Wahlen zu überörtlichen Schwerbehindertenvertretungen

Auch bei der Wahl der Konzern-, Gesamt-, Bezirks- und Hauptschwerbehindertenvertretungen kann ein vereinfachtes Wahlverfahren bei weniger als 50 Wahlberechtigten durchgeführt, wenn der Betrieb oder die Dienststelle aus räumlich weit auseinanderliegenden Teilen besteht. Das Bundesteilhabegesetz hat dies durch eine entsprechende Änderung des SGB IX klargestellt (§ 180 Abs. 7 SGB IX in Verbindung mit § 177 Abs. 6 Satz 3 Halbsatz 2 SGB IX). Ab 50 Wahlberechtigten ist das förmliche Wahlverfahren allerdings wie bisher zwingend.
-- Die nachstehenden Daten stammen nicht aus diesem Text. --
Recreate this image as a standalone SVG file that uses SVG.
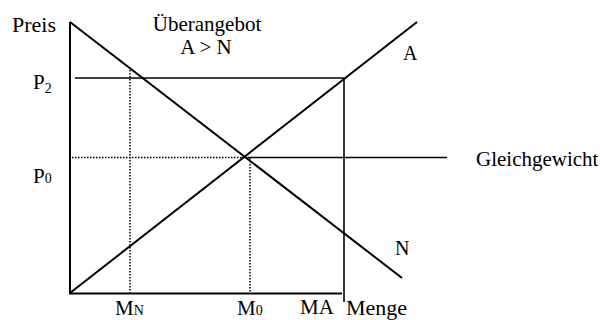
<svg xmlns="http://www.w3.org/2000/svg" width="600" height="320" viewBox="0 0 600 320">
<style>
text{font-family:"Liberation Serif","Times New Roman",serif;fill:#000;font-size:21px}
.sub{font-size:14px}
.solid{stroke:#000;stroke-width:2;fill:none}
.thin{stroke:#000;stroke-width:1.6;fill:none}
.dot{stroke:#000;stroke-width:1.5;stroke-dasharray:1.5 1.5;fill:none}
</style>
<rect width="600" height="320" fill="#fff"/>
<g id="axes">
<line class="solid" x1="70" y1="22" x2="70" y2="294"/>
<line class="solid" x1="69" y1="293.5" x2="342" y2="293.5"/>
</g>
<g id="curves">
<line class="solid" x1="70" y1="22" x2="402" y2="278"/>
<line class="solid" x1="70" y1="293" x2="417" y2="22"/>
</g>
<g id="guides">
<line class="thin" x1="75" y1="78" x2="344" y2="78"/>
<line class="thin" x1="344" y1="78" x2="344" y2="302"/>
<line class="dot" x1="130" y1="70" x2="130" y2="293"/>
<line class="dot" x1="72" y1="157.5" x2="248" y2="157.5"/>
<line class="thin" x1="248" y1="157.5" x2="447" y2="157.5"/>
<line class="dot" x1="250" y1="158" x2="250" y2="293"/>
</g>
<g id="labels">
<text x="12" y="32" style="font-size:22px">Preis</text>
<text x="207" y="31" text-anchor="middle">Überangebot</text>
<text x="206" y="54" text-anchor="middle">A &gt; N</text>
<text x="403" y="60" style="font-size:20px">A</text>
<text x="395" y="255" style="font-size:20px">N</text>
<text x="476" y="165.5">Gleichgewicht</text>
<text x="33" y="89">P<tspan class="sub" dy="4">2</tspan></text>
<text x="33" y="183">P<tspan class="sub">0</tspan></text>
<text x="115" y="315">M<tspan class="sub">N</tspan></text>
<text x="237" y="315">M<tspan class="sub">0</tspan></text>
<text x="300" y="314">MA</text>
<text x="346" y="315" style="font-size:22px">Menge</text>
</g>
</svg>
Beitrag: Johann Radlinger, Juni 2017,
aktualisiert Juni 2018

Zeitpunkt der Entscheidung zwischen förmlichem und vereinfachtem Wahlverfahren

Nach § 177 Abs. 6 Satz 3 SGB IX wird die Schwerbehindertenvertretung in Betrieben und Dienststellen mit weniger als 50 wahlberechtigten schwerbehinderten Menschen im vereinfachten Wahlverfahren gewählt, sofern der Betrieb oder die Dienststelle nicht aus räumlich weit auseinander liegenden Teilen besteht.
Bei einer Anzahl von ca. 50 Wahlberechtigten war bisher unklar, wann die Entscheidung für welches Wahlverfahren zu treffen ist. Denn die Anzahl der Wahlberechtigten konnte sich zwischen der Einleitung der Wahl und der Stimmabgabe ändern mit der Folge, dass kurz vor der Stimmabgabe ein anderes als das vorgesehene Wahlverfahren durchzuführen ist.
Nun hat das Bundesarbeitsgericht entschieden, dass die Entscheidung zwischen förmlichem und vereinfachtem Wahlverfahren von der Anzahl der Wahlberechtigten im Zeitpunkt der Einleitung der Wahl abhängt. Dies ist bei der Wahl im förmlichen Wahlverfahren der Erlass des Wahlausschreibens (§ 5 SchwbVWO), bei der Wahl im vereinfachten Wahlverfahren die Einladung zur Wahlversammlung (§ 19 Abs. 1 SchwbVWO). Änderungen hinsichtlich der Anzahl der Wahlberechtigten bis zur Stimmabgabe bleiben dann unbeachtlich.